Waterloo Region Record

Waterloo Region is fastest-growing tech talent market in Canada

- Brent Davis, Record staff

WATERLOO REGION — A new report says Waterloo Region is the fastest-growing tech talent market in Canada, and the second-fastest in North America.

The 2017 Scoring Canadian Tech Talent report, prepared by commercial real estate firm CBRE, found that the region added 8,400 tech jobs from 2011 to 2016.

At 65.6 per cent, that’s the highest growth rate among the 10 Canadian metropolit­an areas analyzed in the report, and second only in North America to Charlotte, N.C., with a growth rate of 77.1 per cent.

That explosive growth in the local tech sector — 5,600 of those new jobs were added in 2016 alone — helped to boost the region’s overall tech talent ranking to fifth place in Canada, up from eighth last year.

“It’s a huge accomplish­ment,” said Todd Cooney, CBRE’s vicepresid­ent of office leasing and sales in Waterloo Region. “It’s a testament to what we’ve done here.”

The report compared statistics from organizati­ons including Statistics Canada and Environics Analytics for Toronto, Ottawa, London, Vancouver, Montreal, Calgary, Edmonton, Halifax, Winnipeg and Waterloo Region in such

categories as tech talent supply, growth, concentrat­ion, cost and education. Tech talent jobs include computer support and database systems workers, technology and engineerin­g, software developers and programmer­s, and computer systems managers.

The report’s overall rankings placed Toronto in the top spot for the two years it has been compiled. Runners-up were Ottawa and Vancouver, with Waterloo Region landing in fifth place.

Not only is the region seeing growth as companies expand, it’s attracting new investment from other areas thanks to the availabili­ty of talent, a welcoming, collaborat­ive ecosystem, and the value employers find in operating here.

“It’s one of the cheaper places in the country for tech firms to operate,” Cooney said. It’s also one of the least expensive places for employees to live.

For a sample company with 500 employees and a 75,000 square feet space, it would cost about $36.9 million a year in wage and rent costs in Waterloo Region, the report determined.

That’s a fair bit less than the $44 million estimate for Calgary, at the top of the oneyear cost list, but still higher than Montreal, Winnipeg, Halifax and London, which rounds out the one-year cost list at about $33 million.

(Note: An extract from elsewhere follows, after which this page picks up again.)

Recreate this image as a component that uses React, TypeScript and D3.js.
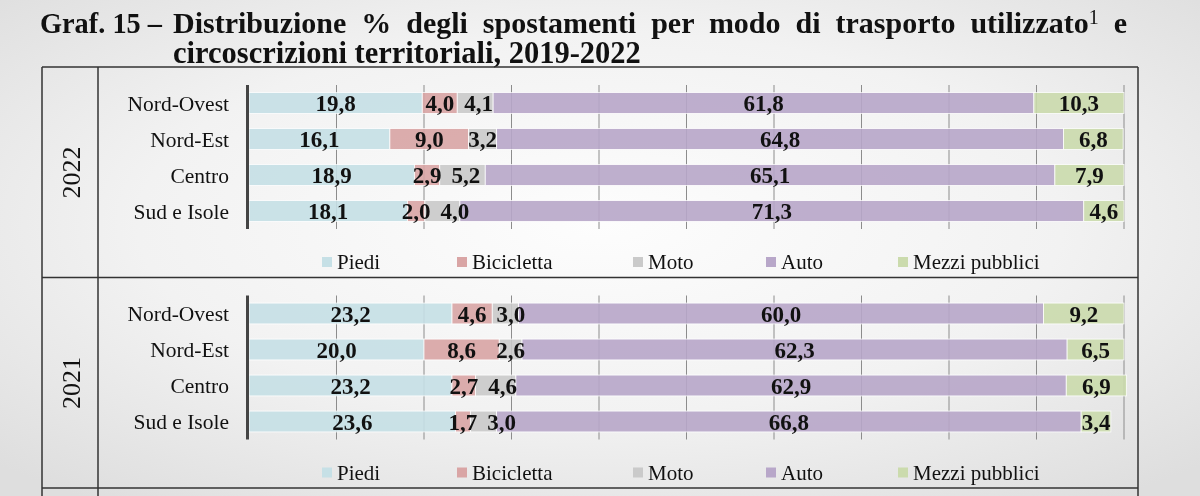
import React, { useLayoutEffect, useRef, useState } from "react";
import * as d3 from "d3";

const modes = ["Piedi", "Bicicletta", "Moto", "Auto", "Mezzi pubblici"];
const regions = ["Nord-Ovest", "Nord-Est", "Centro", "Sud e Isole"];
const colors = ["#c6e0e6", "#d9a5a5", "#cacaca", "#b8a7c9", "#cbdbad"];
const values2022 = [
  [19.8, 4.0, 4.1, 61.8, 10.3],
  [16.1, 9.0, 3.2, 64.8, 6.8],
  [18.9, 2.9, 5.2, 65.1, 7.9],
  [18.1, 2.0, 4.0, 71.3, 4.6],
];
const values2021 = [
  [23.2, 4.6, 3.0, 60.0, 9.2],
  [20.0, 8.6, 2.6, 62.3, 6.5],
  [23.2, 2.7, 4.6, 62.9, 6.9],
  [23.6, 1.7, 3.0, 66.8, 3.4],
];
const years = ["2022", "2021"];
const gridTicks = [10, 20, 30, 40, 50, 60, 70, 80, 90, 100];
const legendX = [322, 457, 633, 766, 898];

const W = 1200;
const H = 496;
const SERIF = "'Liberation Serif', 'Times New Roman', serif";
const LABEL_SIZE = 23;
const fmt = (v: number) => d3.format(".1f")(v).replace(".", ",");
const labelWidth = (s: string) =>
  s.split("").reduce((a, c) => a + (c === "," ? 0.25 : 0.5), 0) * LABEL_SIZE;

const x = d3.scaleLinear().domain([0, 100]).range([249, 1124]);

function Panel({ top, year, values }: { top: number; year: string; values: number[][] }) {
  const y = d3
    .scaleBand<string>()
    .domain(regions)
    .range([top + 18, top + 162])
    .paddingInner(0.42)
    .paddingOuter(0.21);
  const rows = regions.map((r, i) => {
    const o: any = { region: r };
    modes.forEach((m, j) => (o[m] = values[i][j]));
    return o;
  });
  const series = d3.stack<any>().keys(modes)(rows);
  const [r0, r1] = y.range();

  // label positions with simple collision avoidance per row
  const labels: { key: string; x: number; y: number; text: string }[] = [];
  regions.forEach((r, ri) => {
    let prevRight = -Infinity;
    series.forEach((s, si) => {
      const d = s[ri];
      const text = fmt(d[1] - d[0]);
      const w = labelWidth(text);
      let cx = (x(d[0]) + x(d[1])) / 2;
      const minLeft = prevRight + 10;
      if (cx - w / 2 < minLeft) cx = minLeft + w / 2;
      prevRight = cx + w / 2;
      labels.push({
        key: `${si}-${ri}`,
        x: cx,
        y: (y(r) as number) + y.bandwidth() / 2,
        text,
      });
    });
  });

  return (
    <g>
      {gridTicks.map((t) => (
        <line key={t} x1={x(t)} x2={x(t)} y1={r0} y2={r1} stroke="#8c8c8c" strokeWidth={1} />
      ))}
      {series.map((s, si) => (
        <g key={si} fill={colors[si]}>
          {s.map((d, di) => (
            <rect
              key={di}
              x={x(d[0])}
              y={y(d.data.region)}
              width={Math.max(0, x(d[1]) - x(d[0]))}
              height={y.bandwidth()}
              opacity={0.9}
              stroke="#ffffff"
              strokeWidth={0.8}
            />
          ))}
        </g>
      ))}
      {labels.map((l) => (
        <text
          key={l.key}
          x={l.x}
          y={l.y}
          dy="0.35em"
          textAnchor="middle"
          fontFamily={SERIF}
          fontWeight="bold"
          fontSize={LABEL_SIZE}
          fill="#111"
        >
          {l.text}
        </text>
      ))}
      <line x1={247.5} x2={247.5} y1={r0} y2={r1} stroke="#444" strokeWidth={3} />
      {regions.map((r) => (
        <text
          key={r}
          x={229}
          y={(y(r) as number) + y.bandwidth() / 2}
          dy="0.35em"
          textAnchor="end"
          fontFamily={SERIF}
          fontSize={21.5}
          fill="#111"
        >
          {r}
        </text>
      ))}
      <text
        transform={`translate(71,${top + 105.5}) rotate(-90)`}
        textAnchor="middle"
        dy="0.35em"
        fontFamily={SERIF}
        fontSize={26}
        fill="#111"
      >
        {year}
      </text>
      {modes.map((m, i) => (
        <g key={m}>
          <rect x={legendX[i]} y={top + 190} width={10} height={10} fill={colors[i]} />
          <text x={legendX[i] + 15} y={top + 202} fontFamily={SERIF} fontSize={21} fill="#111">
            {m}
          </text>
        </g>
      ))}
    </g>
  );
}

export default function App() {
  const titleRef = useRef<SVGTextElement>(null);
  const [ws, setWs] = useState(0);
  useLayoutEffect(() => {
    const el = titleRef.current;
    if (!el) return;
    el.setAttribute("word-spacing", "0");
    const natural = el.getComputedTextLength();
    setWs((1127 - 173 - natural) / 9);
  }, []);
  const panelTops = [67, 277.5];
  return (
    <svg
      width={W}
      height={H}
      style={{ position: "fixed", left: 0, top: 0, display: "block" }}
    >
      <defs>
        <radialGradient id="bg" cx="50%" cy="45%" r="70%">
          <stop offset="0%" stopColor="#fdfdfd" />
          <stop offset="55%" stopColor="#f2f2f2" />
          <stop offset="100%" stopColor="#dedede" />
        </radialGradient>
      </defs>
      <rect x={0} y={0} width={W} height={H} fill="url(#bg)" />
      <text
        x={40}
        y={33}
        fontFamily={SERIF}
        fontWeight="bold"
        fontSize={30}
        fill="#111"
        textLength={122}
        lengthAdjust="spacingAndGlyphs"
      >
        Graf. 15 –
      </text>
      <text
        ref={titleRef}
        x={173}
        y={33}
        fontFamily={SERIF}
        fontWeight="bold"
        fontSize={30}
        fill="#111"
        wordSpacing={ws}
      >
        Distribuzione % degli spostamenti per modo di trasporto utilizzato
        <tspan fontWeight="normal" fontSize={20} dy={-9}>1</tspan>
        <tspan dy={9}> e</tspan>
      </text>
      <text x={173} y={63} fontFamily={SERIF} fontWeight="bold" fontSize={30.5} fill="#111">
        circoscrizioni territoriali, 2019-2022
      </text>
      <g stroke="#333" strokeWidth={1.5} fill="none">
        <line x1={42} x2={42} y1={67} y2={H} />
        <line x1={98} x2={98} y1={67} y2={H} />
        <line x1={1138} x2={1138} y1={67} y2={H} />
        <line x1={42} x2={1138} y1={67} y2={67} />
        <line x1={42} x2={1138} y1={277.5} y2={277.5} />
        <line x1={42} x2={1138} y1={488} y2={488} />
      </g>
      {years.map((yr, i) => (
        <Panel key={yr} top={panelTops[i]} year={yr} values={i === 0 ? values2022 : values2021} />
      ))}
    </svg>
  );
}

Reductions in square footage at BlackBerry in recent years yielded plenty of available space well-suited to other tech firms.

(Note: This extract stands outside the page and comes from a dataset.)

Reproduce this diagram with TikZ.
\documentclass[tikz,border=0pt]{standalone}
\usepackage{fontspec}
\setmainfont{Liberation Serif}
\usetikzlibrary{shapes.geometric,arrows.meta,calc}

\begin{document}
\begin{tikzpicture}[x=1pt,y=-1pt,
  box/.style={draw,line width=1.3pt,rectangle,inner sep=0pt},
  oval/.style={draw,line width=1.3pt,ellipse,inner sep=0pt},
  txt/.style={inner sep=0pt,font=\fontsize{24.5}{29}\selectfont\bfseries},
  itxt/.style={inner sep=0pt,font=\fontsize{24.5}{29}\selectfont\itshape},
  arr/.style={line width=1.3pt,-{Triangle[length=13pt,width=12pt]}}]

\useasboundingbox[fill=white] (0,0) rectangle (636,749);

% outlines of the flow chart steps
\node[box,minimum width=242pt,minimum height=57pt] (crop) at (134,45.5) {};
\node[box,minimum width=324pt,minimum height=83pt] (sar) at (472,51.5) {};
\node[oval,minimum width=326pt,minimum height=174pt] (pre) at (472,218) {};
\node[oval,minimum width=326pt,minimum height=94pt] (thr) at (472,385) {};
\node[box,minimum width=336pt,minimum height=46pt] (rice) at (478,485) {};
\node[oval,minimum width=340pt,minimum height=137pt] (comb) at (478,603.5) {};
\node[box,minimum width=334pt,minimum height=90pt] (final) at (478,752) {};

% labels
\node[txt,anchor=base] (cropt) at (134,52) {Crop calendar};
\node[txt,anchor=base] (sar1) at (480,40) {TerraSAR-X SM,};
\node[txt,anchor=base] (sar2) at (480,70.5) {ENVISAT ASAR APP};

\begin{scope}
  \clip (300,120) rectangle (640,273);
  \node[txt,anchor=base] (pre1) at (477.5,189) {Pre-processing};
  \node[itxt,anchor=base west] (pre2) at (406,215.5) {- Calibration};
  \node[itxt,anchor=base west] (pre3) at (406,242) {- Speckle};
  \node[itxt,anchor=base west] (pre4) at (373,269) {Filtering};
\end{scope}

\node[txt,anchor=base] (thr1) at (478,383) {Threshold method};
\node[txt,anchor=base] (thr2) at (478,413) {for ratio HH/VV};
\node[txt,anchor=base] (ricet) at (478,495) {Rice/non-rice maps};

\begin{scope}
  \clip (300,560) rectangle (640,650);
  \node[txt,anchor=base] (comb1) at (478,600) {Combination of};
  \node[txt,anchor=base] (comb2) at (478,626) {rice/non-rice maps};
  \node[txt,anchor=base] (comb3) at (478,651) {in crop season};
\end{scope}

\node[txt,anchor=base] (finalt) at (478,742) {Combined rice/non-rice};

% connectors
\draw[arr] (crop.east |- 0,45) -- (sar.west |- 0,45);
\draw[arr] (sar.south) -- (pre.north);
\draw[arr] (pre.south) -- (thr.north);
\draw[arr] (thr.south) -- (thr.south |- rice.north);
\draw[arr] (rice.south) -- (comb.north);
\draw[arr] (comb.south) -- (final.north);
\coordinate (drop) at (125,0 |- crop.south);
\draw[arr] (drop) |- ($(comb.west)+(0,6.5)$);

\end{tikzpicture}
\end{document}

“They’re able to move their company in almost in a turnkey state,” Cooney said.

The CBRE report says there are about 776,000 tech talent jobs in Canada, representi­ng just over five per cent of the total workforce.

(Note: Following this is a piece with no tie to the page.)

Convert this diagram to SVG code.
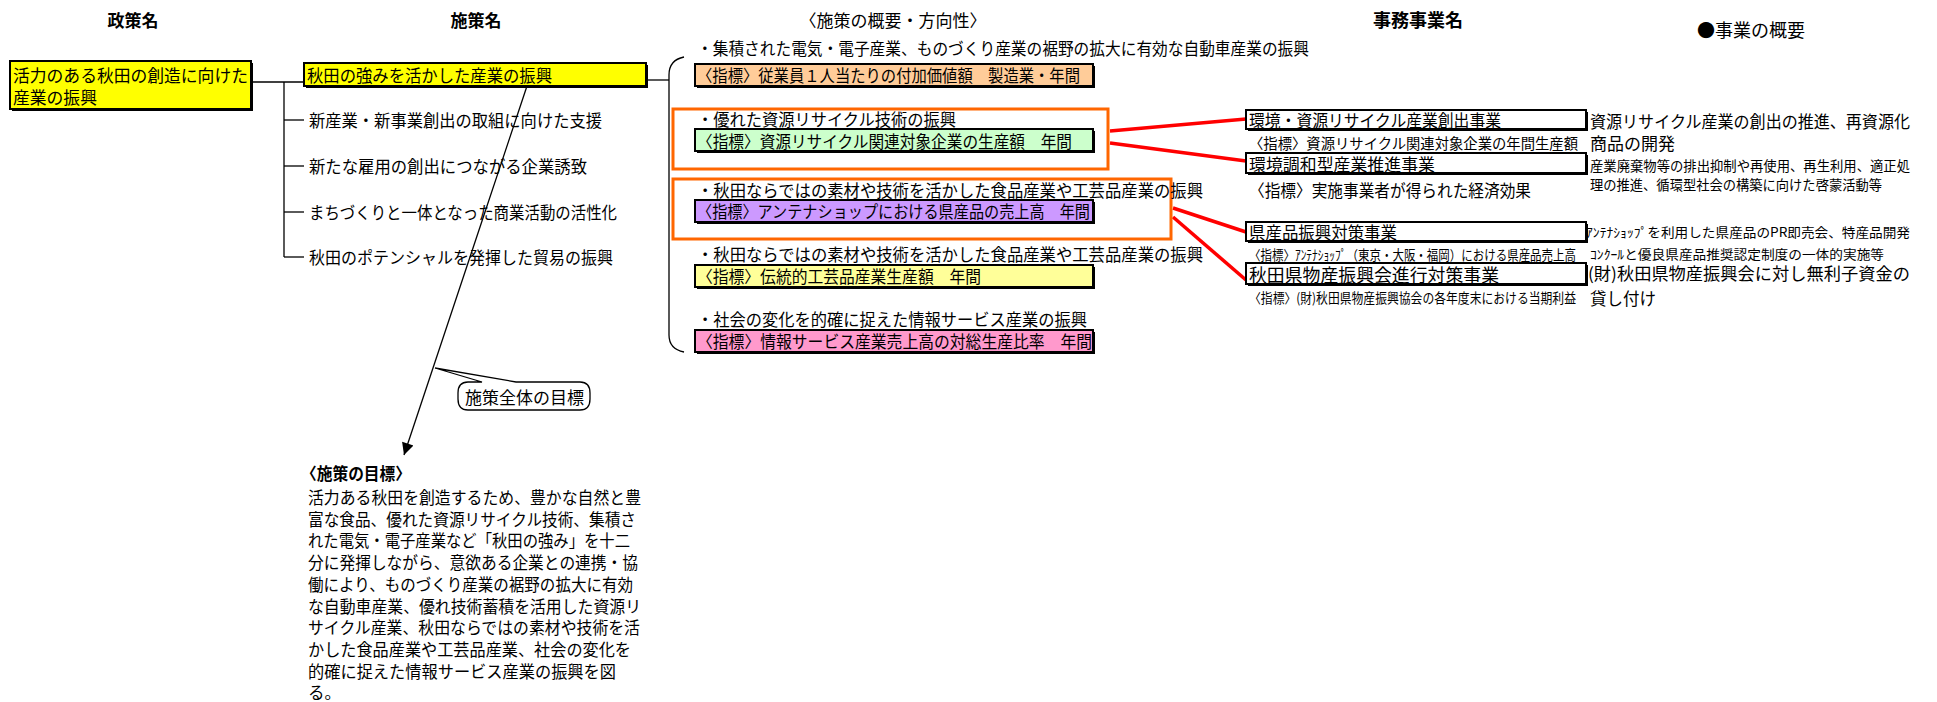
<svg xmlns="http://www.w3.org/2000/svg" width="1937" height="702" viewBox="0 0 1937 702">
<defs>
<style>
text{font-family:"Noto Sans CJK JP","Noto Sans",sans-serif;dominant-baseline:central;fill:#000}
.b{font-weight:bold}
.f17{font-size:17px}
.f16{font-size:16.5px}
.f14{font-size:14.5px}
.f13{font-size:12.8px}
.f12{font-size:13.5px}
.f18{font-size:18px}
.mid{text-anchor:middle}
.ln{stroke:#000;stroke-width:1.3;fill:none}
.red{stroke:#FF0000;stroke-width:3.5;fill:none}
.org{stroke:#FF6600;stroke-width:3;fill:none}
.sh{fill:#000}
.bx{stroke:#000;stroke-width:2}
</style>
<marker id="ah" viewBox="0 0 10 10" refX="10" refY="5" markerWidth="14" markerHeight="12" markerUnits="userSpaceOnUse" orient="auto">
<path d="M0,0 L10,5 L0,10 z" fill="#000"/>
</marker>
</defs>
<rect width="1937" height="702" fill="#fff"/>

<g id="headers">
<text x="133" y="19" class="b f17 mid">政策名</text>
<text x="476" y="19" class="b f17 mid">施策名</text>
<text x="893" y="19" class="f17 mid">〈施策の概要・方向性〉</text>
<text x="1418" y="19" class="b f18 mid">事務事業名</text>
<text x="1697" y="29" class="f18">●事業の概要</text>
</g>

<g id="connectors">
<line class="ln" x1="251" y1="82" x2="304" y2="82"/>
<line class="ln" x1="284" y1="82" x2="284" y2="257"/>
<line class="ln" x1="284" y1="120" x2="304" y2="120"/>
<line class="ln" x1="284" y1="166" x2="304" y2="166"/>
<line class="ln" x1="284" y1="212" x2="304" y2="212"/>
<line class="ln" x1="284" y1="257" x2="304" y2="257"/>
<line class="ln" x1="646" y1="80" x2="669" y2="80"/>
<path class="ln" d="M684,57 Q669,60 669,75 L669,335 Q669,349 684,352"/>
<line class="ln" x1="527" y1="86" x2="404" y2="455" marker-end="url(#ah)"/>
<line class="red" x1="1110" y1="131" x2="1246" y2="119"/>
<line class="red" x1="1110" y1="143" x2="1246" y2="161"/>
<line class="red" x1="1173" y1="208" x2="1246" y2="232"/>
<line class="red" x1="1173" y1="217" x2="1246" y2="280"/>
</g>

<g id="policy">
<rect class="sh" x="12" y="63" width="241" height="48"/>
<rect class="bx" x="10" y="61" width="241" height="48" fill="#FFFF00"/>
<text x="13" y="75" style="font-size:16.8px">活力のある秋田の創造に向けた</text>
<text x="13" y="97" style="font-size:16.8px">産業の振興</text>
</g>

<g id="measure-main">
<rect class="sh" x="306" y="65" width="342" height="23"/>
<rect class="bx" x="304" y="63" width="342" height="23" fill="#FFFF00"/>
<text x="307" y="74.5" style="font-size:16.5px" textLength="245" lengthAdjust="spacingAndGlyphs">秋田の強みを活かした産業の振興</text>
</g>

<g id="measure-sub1"><text x="309" y="120" style="font-size:16.5px" textLength="293" lengthAdjust="spacingAndGlyphs">新産業・新事業創出の取組に向けた支援</text></g>
<g id="measure-sub2"><text x="309" y="166" style="font-size:16.5px" textLength="278" lengthAdjust="spacingAndGlyphs">新たな雇用の創出につながる企業誘致</text></g>
<g id="measure-sub3"><text x="309" y="212" style="font-size:16.5px" textLength="308" lengthAdjust="spacingAndGlyphs">まちづくりと一体となった商業活動の活性化</text></g>
<g id="measure-sub4"><text x="309" y="257" style="font-size:16.5px" textLength="304" lengthAdjust="spacingAndGlyphs">秋田のポテンシャルを発揮した貿易の振興</text></g>

<g id="overview">
<text x="697" y="48" class="f16" textLength="612" lengthAdjust="spacingAndGlyphs">・集積された電気・電子産業、ものづくり産業の裾野の拡大に有効な自動車産業の振興</text>
<rect class="sh" x="697" y="66" width="398" height="22"/>
<rect class="bx" x="695" y="64" width="398" height="22" fill="#FFCC99"/>
<text x="697" y="75" class="f16" textLength="383" lengthAdjust="spacingAndGlyphs">〈指標〉従業員１人当たりの付加価値額　製造業・年間</text>

<rect class="org" x="673" y="109" width="435" height="60"/>
<text x="697" y="119" class="f16" textLength="259" lengthAdjust="spacingAndGlyphs">・優れた資源リサイクル技術の振興</text>
<rect class="sh" x="697" y="131" width="398" height="22"/>
<rect class="bx" x="695" y="129" width="398" height="22" fill="#CCFFCC"/>
<text x="697" y="140.5" class="f16" textLength="375" lengthAdjust="spacingAndGlyphs">〈指標〉資源リサイクル関連対象企業の生産額　年間</text>

<rect class="org" x="673" y="179" width="498" height="60"/>
<text x="697" y="189.5" class="f16" textLength="506" lengthAdjust="spacingAndGlyphs">・秋田ならではの素材や技術を活かした食品産業や工芸品産業の振興</text>
<rect class="sh" x="697" y="202" width="398" height="22"/>
<rect class="bx" x="695" y="200" width="398" height="22" fill="#CC99FF"/>
<text x="697" y="211" class="f16" textLength="393" lengthAdjust="spacingAndGlyphs">〈指標〉アンテナショップにおける県産品の売上高　年間</text>

<text x="697" y="254" class="f16" textLength="506" lengthAdjust="spacingAndGlyphs">・秋田ならではの素材や技術を活かした食品産業や工芸品産業の振興</text>
<rect class="sh" x="697" y="267" width="398" height="22"/>
<rect class="bx" x="695" y="265" width="398" height="22" fill="#FFFF99"/>
<text x="697" y="276" class="f16" textLength="284" lengthAdjust="spacingAndGlyphs">〈指標〉伝統的工芸品産業生産額　年間</text>

<text x="697" y="319" class="f16" textLength="390" lengthAdjust="spacingAndGlyphs">・社会の変化を的確に捉えた情報サービス産業の振興</text>
<rect class="sh" x="697" y="332" width="398" height="22"/>
<rect class="bx" x="695" y="330" width="398" height="22" fill="#FF99CC"/>
<text x="697" y="341" class="f16" textLength="395" lengthAdjust="spacingAndGlyphs">〈指標〉情報サービス産業売上高の対総生産比率　年間</text>
</g>

<g id="project1">
<rect class="sh" x="1248" y="112" width="340" height="19"/>
<rect class="bx" x="1246" y="110" width="340" height="19" fill="#fff"/>
<text x="1249" y="119.5" class="f17" textLength="252" lengthAdjust="spacingAndGlyphs">環境・資源リサイクル産業創出事業</text>
<text x="1249" y="142.5" class="f14" textLength="329" lengthAdjust="spacingAndGlyphs">〈指標〉資源リサイクル関連対象企業の年間生産額</text>
<text x="1590" y="120" class="f17" textLength="320" lengthAdjust="spacingAndGlyphs">資源リサイクル産業の創出の推進、再資源化</text>
<text x="1590" y="142" class="f17">商品の開発</text>
</g>

<g id="project2">
<rect class="sh" x="1248" y="155" width="340" height="20"/>
<rect class="bx" x="1246" y="153" width="340" height="20" fill="#fff"/>
<text x="1249" y="163.5" style="font-size:16.5px" textLength="186" lengthAdjust="spacingAndGlyphs">環境調和型産業推進事業</text>
<text x="1249" y="189" class="f17" textLength="282" lengthAdjust="spacingAndGlyphs">〈指標〉実施事業者が得られた経済効果</text>
<text x="1590" y="165" style="font-size:13.5px" textLength="320" lengthAdjust="spacingAndGlyphs">産業廃棄物等の排出抑制や再使用、再生利用、適正処</text>
<text x="1590" y="184" style="font-size:13.5px" textLength="292" lengthAdjust="spacingAndGlyphs">理の推進、循環型社会の構築に向けた啓蒙活動等</text>
</g>

<g id="project3">
<rect class="sh" x="1248" y="224" width="340" height="19"/>
<rect class="bx" x="1246" y="222" width="340" height="19" fill="#fff"/>
<text x="1249" y="231.5" class="f17" textLength="148" lengthAdjust="spacingAndGlyphs">県産品振興対策事業</text>
<text x="1249" y="254" class="f12" textLength="327" lengthAdjust="spacingAndGlyphs">〈指標〉ｱﾝﾃﾅｼｮｯﾌﾟ（東京・大阪・福岡）における県産品売上高</text>
<text x="1586" y="231" class="f13" textLength="324" lengthAdjust="spacingAndGlyphs">ｱﾝﾃﾅｼｮｯﾌﾟを利用した県産品のPR即売会、特産品開発</text>
<text x="1590" y="253" class="f13" textLength="294" lengthAdjust="spacingAndGlyphs">ｺﾝｸｰﾙと優良県産品推奨認定制度の一体的実施等</text>
</g>

<g id="project4">
<rect class="sh" x="1248" y="265" width="340" height="21"/>
<rect class="bx" x="1246" y="263" width="340" height="21" fill="#fff"/>
<text x="1249" y="273.5" class="f18" textLength="250" lengthAdjust="spacingAndGlyphs">秋田県物産振興会進行対策事業</text>
<text x="1249" y="297" class="f12" textLength="327" lengthAdjust="spacingAndGlyphs">〈指標〉(財)秋田県物産振興協会の各年度末における当期利益</text>
<text x="1588" y="272" style="font-size:17px" textLength="322" lengthAdjust="spacingAndGlyphs">(財)秋田県物産振興会に対し無利子資金の</text>
<text x="1590" y="298" style="font-size:16.5px">貸し付け</text>
</g>

<g id="callout">
<path d="M468,382 L482,382 L435,368 L516,382 L580,382 Q590,382 590,393 L590,399 Q590,410 580,410 L468,410 Q458,410 458,399 L458,393 Q458,382 468,382 Z" fill="#fff" stroke="#000" stroke-width="1.3"/>
<text x="465" y="396" class="f17">施策全体の目標</text>
</g>

<g id="goal">
<text x="301" y="473" class="b" style="font-size:16.5px" textLength="110" lengthAdjust="spacingAndGlyphs">〈施策の目標〉</text>
<text x="308" y="497" class="f16" textLength="333" lengthAdjust="spacingAndGlyphs">活力ある秋田を創造するため、豊かな自然と豊</text>
<text x="308" y="518.7" class="f16" textLength="328" lengthAdjust="spacingAndGlyphs">富な食品、優れた資源リサイクル技術、集積さ</text>
<text x="308" y="540.4" class="f16" textLength="322" lengthAdjust="spacingAndGlyphs">れた電気・電子産業など「秋田の強み」を十二</text>
<text x="308" y="562.1" class="f16" textLength="330" lengthAdjust="spacingAndGlyphs">分に発揮しながら、意欲ある企業との連携・協</text>
<text x="308" y="583.8" class="f16" textLength="325" lengthAdjust="spacingAndGlyphs">働により、ものづくり産業の裾野の拡大に有効</text>
<text x="308" y="605.5" class="f16" textLength="333" lengthAdjust="spacingAndGlyphs">な自動車産業、優れ技術蓄積を活用した資源リ</text>
<text x="308" y="627.2" class="f16" textLength="332" lengthAdjust="spacingAndGlyphs">サイクル産業、秋田ならではの素材や技術を活</text>
<text x="308" y="648.9" class="f16" textLength="323" lengthAdjust="spacingAndGlyphs">かした食品産業や工芸品産業、社会の変化を</text>
<text x="308" y="670.6" class="f16" textLength="308" lengthAdjust="spacingAndGlyphs">的確に捉えた情報サービス産業の振興を図</text>
<text x="308" y="692.3" class="f16">る。</text>
</g>
</svg>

Waterloo Region’s 21,200 tech talent jobs in 2016 represente­d about 2.7 per cent of the country’s tech workforce, but 8.6 per cent of total local jobs.

“Not many others can say they’re so tech-focused,” Cooney said.

Samantha Clark, public relations manager at Communitec­h, noted the report mentions the federal government’s Global Skills Strategy and the impact it could have in making it easier for businesses to attract high-skilled workers from abroad.

“We’re really looking to attract the best tech talent in the world,” she said.

The region does slip behind many of the other centres when it comes to educationa­l attainment — 29.2 per cent of local adults between 25 and 64 have earned a bachelor’s degree or higher. While that’s slightly above the national average of 28.4 per cent, it’s a far cry from the top performer in this category, Ottawa, at 45.2 per cent.

Cooney believes there are opportunit­ies for schools like Wilfrid Laurier University and Conestoga College to make further inroads in the tech community.

Improvemen­ts in transit links to Toronto could also help to boost Waterloo Region’s standing in the rankings even further, Cooney said. “If we have better connection­s, all it’s going to do is foster better tech growth for both communitie­s,” he said.

Pursuing better links is imperative, even though the tech industry knows they won’t appear overnight, Clark said. “It’s incredibly important to the success of the region.”